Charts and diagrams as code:
▬▬▬▬▬▬

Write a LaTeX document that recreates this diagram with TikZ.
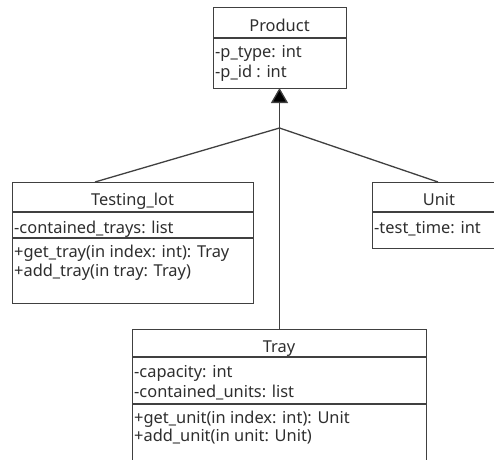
\documentclass[tikz,border=0pt]{standalone}
\usepackage{fontspec}
\setmainfont{Noto Sans}
\usetikzlibrary{arrows.meta}
\definecolor{linec}{HTML}{404040}
\definecolor{textc}{HTML}{2E2E2E}
\begin{document}
\begin{tikzpicture}[x=1pt,y=-1pt,
  ln/.style={draw=linec, line width=1.3pt},
  classbox/.style={draw=linec, line width=1.3pt, rectangle, inner sep=0pt, anchor=north west},
  txt/.style={text=textc, font=\fontsize{16.4}{19}\selectfont, inner sep=0pt, anchor=base west},
  ttl/.style={text=textc, font=\fontsize{16.4}{19}\selectfont, inner sep=0pt, anchor=base},
  gen/.style={-{Triangle[width=17pt,length=15pt,fill=black]}, draw=linec, line width=1.3pt}
]
\useasboundingbox (0,0) rectangle (494,459);
\clip (0,0) rectangle (494,459);
% Product
\node[classbox, minimum width=133pt, minimum height=81pt] (product) at (213,7) {};
\draw[ln] (213,38) -- (346,38);
\node[ttl] (productT) at (279.5,31) {Product};
\node[txt] (productA1) at (215,57) {-p\_type: int};
\node[txt] (productA2) at (215,77) {-p\_id : int};
% Testing_lot
\node[classbox, minimum width=241pt, minimum height=121pt] (lot) at (12,182) {};
\draw[ln] (12,212) -- (253,212);
\draw[ln] (12,238) -- (253,238);
\node[ttl] (lotT) at (132.5,205) {Testing\_lot};
\node[txt] (lotA1) at (14,233.5) {-contained\_trays: list};
\node[txt] (lotM1) at (14,257) {+get\_tray(in index: int): Tray};
\node[txt] (lotM2) at (14,276) {+add\_tray(in tray: Tray)};
% Unit
\node[classbox, minimum width=134pt, minimum height=66pt] (unit) at (372,182) {};
\draw[ln] (372,212) -- (506,212);
\node[ttl] (unitT) at (439,205) {Unit};
\node[txt] (unitA1) at (374,233.5) {-test\_time: int};
% Tray
\node[classbox, minimum width=294pt, minimum height=140pt] (tray) at (132,329) {};
\draw[ln] (132,357) -- (426,357);
\draw[ln] (132,404) -- (426,404);
\node[ttl] (trayT) at (279,352) {Tray};
\node[txt] (trayA1) at (134,377) {-capacity: int};
\node[txt] (trayA2) at (134,397) {-contained\_units: list};
\node[txt] (trayM1) at (134,423) {+get\_unit(in index: int): Unit};
\node[txt] (trayM2) at (134,441) {+add\_unit(in unit: Unit)};
% connectors
\coordinate (junc) at (279.5,128);
\coordinate (lotIn) at (95,182);
\coordinate (unitIn) at (438,182);
\coordinate (trayIn) at (279.5,329);
\coordinate (prodIn) at (279.5,88);
\draw[gen] (junc) -- (prodIn);
\draw[ln] (junc) -- (lotIn);
\draw[ln] (junc) -- (unitIn);
\draw[ln] (junc) -- (trayIn);
\end{tikzpicture}
\end{document}
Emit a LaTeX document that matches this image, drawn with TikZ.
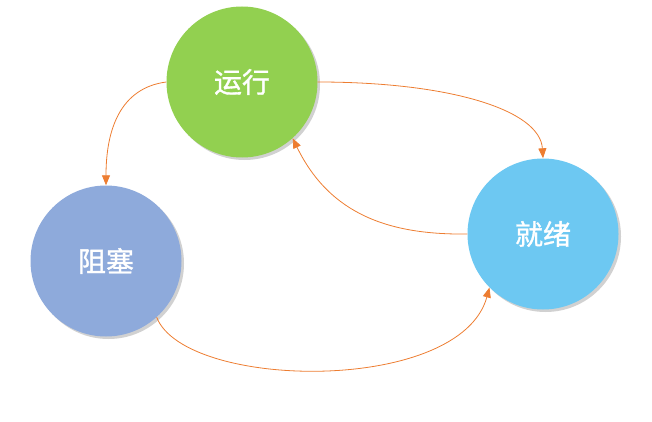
\documentclass[tikz,border=0pt]{standalone}
\usepackage{fontspec}
\newfontfamily\cjk[FakeBold=1.2]{Noto Sans CJK SC}
\usetikzlibrary{shadows,arrows.meta}
\definecolor{cgreen}{HTML}{92D050}
\definecolor{cblue}{HTML}{8EAADB}
\definecolor{csky}{HTML}{6DC8F2}
\definecolor{corange}{HTML}{ED7D31}
\begin{document}
\begin{tikzpicture}[x=1pt,y=-1pt,
  state/.style={circle, minimum size=151pt, inner sep=0pt, text=white,
    font=\cjk\fontsize{28}{32}\selectfont,
    drop shadow={shadow xshift=2.5pt, shadow yshift=-2.5pt, opacity=0.3, fill=black!60}},
  conn/.style={draw=corange, line width=0.8pt, -{Triangle[length=10pt,width=8pt]}}]
\useasboundingbox (0,0) rectangle (652,422);
\node[state, fill=cgreen] (run) at (242,82) {运行};
\node[state, fill=cblue] (block) at (106,261) {阻塞};
\node[state, fill=csky] (ready) at (543,234) {就绪};
\draw[conn] (run.180) .. controls (120,88) and (106,130) .. (block.90);
\draw[conn] (run.0) .. controls (450,82) and (540,110) .. (ready.90);
\draw[conn] (ready.180) .. controls (390,235) and (330,215) .. (run.-48);
\draw[conn] (block.-48) .. controls (185,390) and (460,395) .. (ready.-135);
\end{tikzpicture}
\end{document}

▬▬▬▬▬▬

All the material shown above is to be copied exactly, with no pictures carried over.

Write a LaTeX document that recreates this diagram with TikZ.
\documentclass[tikz,border=0pt]{standalone}
\usepackage{fontspec}
\setmainfont{Noto Sans}
\usetikzlibrary{arrows.meta}
\definecolor{linec}{HTML}{404040}
\definecolor{textc}{HTML}{2E2E2E}
\begin{document}
\begin{tikzpicture}[x=1pt,y=-1pt,
  ln/.style={draw=linec, line width=1.3pt},
  classbox/.style={draw=linec, line width=1.3pt, rectangle, inner sep=0pt, anchor=north west},
  txt/.style={text=textc, font=\fontsize{16.4}{19}\selectfont, inner sep=0pt, anchor=base west},
  ttl/.style={text=textc, font=\fontsize{16.4}{19}\selectfont, inner sep=0pt, anchor=base},
  gen/.style={-{Triangle[width=17pt,length=15pt,fill=black]}, draw=linec, line width=1.3pt}
]
\useasboundingbox (0,0) rectangle (494,459);
\clip (0,0) rectangle (494,459);
% Product
\node[classbox, minimum width=133pt, minimum height=81pt] (product) at (213,7) {};
\draw[ln] (213,38) -- (346,38);
\node[ttl] (productT) at (279.5,31) {Product};
\node[txt] (productA1) at (215,57) {-p\_type: int};
\node[txt] (productA2) at (215,77) {-p\_id : int};
% Testing_lot
\node[classbox, minimum width=241pt, minimum height=121pt] (lot) at (12,182) {};
\draw[ln] (12,212) -- (253,212);
\draw[ln] (12,238) -- (253,238);
\node[ttl] (lotT) at (132.5,205) {Testing\_lot};
\node[txt] (lotA1) at (14,233.5) {-contained\_trays: list};
\node[txt] (lotM1) at (14,257) {+get\_tray(in index: int): Tray};
\node[txt] (lotM2) at (14,276) {+add\_tray(in tray: Tray)};
% Unit
\node[classbox, minimum width=134pt, minimum height=66pt] (unit) at (372,182) {};
\draw[ln] (372,212) -- (506,212);
\node[ttl] (unitT) at (439,205) {Unit};
\node[txt] (unitA1) at (374,233.5) {-test\_time: int};
% Tray
\node[classbox, minimum width=294pt, minimum height=140pt] (tray) at (132,329) {};
\draw[ln] (132,357) -- (426,357);
\draw[ln] (132,404) -- (426,404);
\node[ttl] (trayT) at (279,352) {Tray};
\node[txt] (trayA1) at (134,377) {-capacity: int};
\node[txt] (trayA2) at (134,397) {-contained\_units: list};
\node[txt] (trayM1) at (134,423) {+get\_unit(in index: int): Unit};
\node[txt] (trayM2) at (134,441) {+add\_unit(in unit: Unit)};
% connectors
\coordinate (junc) at (279.5,128);
\coordinate (lotIn) at (95,182);
\coordinate (unitIn) at (438,182);
\coordinate (trayIn) at (279.5,329);
\coordinate (prodIn) at (279.5,88);
\draw[gen] (junc) -- (prodIn);
\draw[ln] (junc) -- (lotIn);
\draw[ln] (junc) -- (unitIn);
\draw[ln] (junc) -- (trayIn);
\end{tikzpicture}
\end{document}
Emit a LaTeX document that matches this image, drawn with TikZ.
\documentclass[tikz,border=0pt]{standalone}
\usepackage{fontspec}
\newfontfamily\cjk[FakeBold=1.2]{Noto Sans CJK SC}
\usetikzlibrary{shadows,arrows.meta}
\definecolor{cgreen}{HTML}{92D050}
\definecolor{cblue}{HTML}{8EAADB}
\definecolor{csky}{HTML}{6DC8F2}
\definecolor{corange}{HTML}{ED7D31}
\begin{document}
\begin{tikzpicture}[x=1pt,y=-1pt,
  state/.style={circle, minimum size=151pt, inner sep=0pt, text=white,
    font=\cjk\fontsize{28}{32}\selectfont,
    drop shadow={shadow xshift=2.5pt, shadow yshift=-2.5pt, opacity=0.3, fill=black!60}},
  conn/.style={draw=corange, line width=0.8pt, -{Triangle[length=10pt,width=8pt]}}]
\useasboundingbox (0,0) rectangle (652,422);
\node[state, fill=cgreen] (run) at (242,82) {运行};
\node[state, fill=cblue] (block) at (106,261) {阻塞};
\node[state, fill=csky] (ready) at (543,234) {就绪};
\draw[conn] (run.180) .. controls (120,88) and (106,130) .. (block.90);
\draw[conn] (run.0) .. controls (450,82) and (540,110) .. (ready.90);
\draw[conn] (ready.180) .. controls (390,235) and (330,215) .. (run.-48);
\draw[conn] (block.-48) .. controls (185,390) and (460,395) .. (ready.-135);
\end{tikzpicture}
\end{document}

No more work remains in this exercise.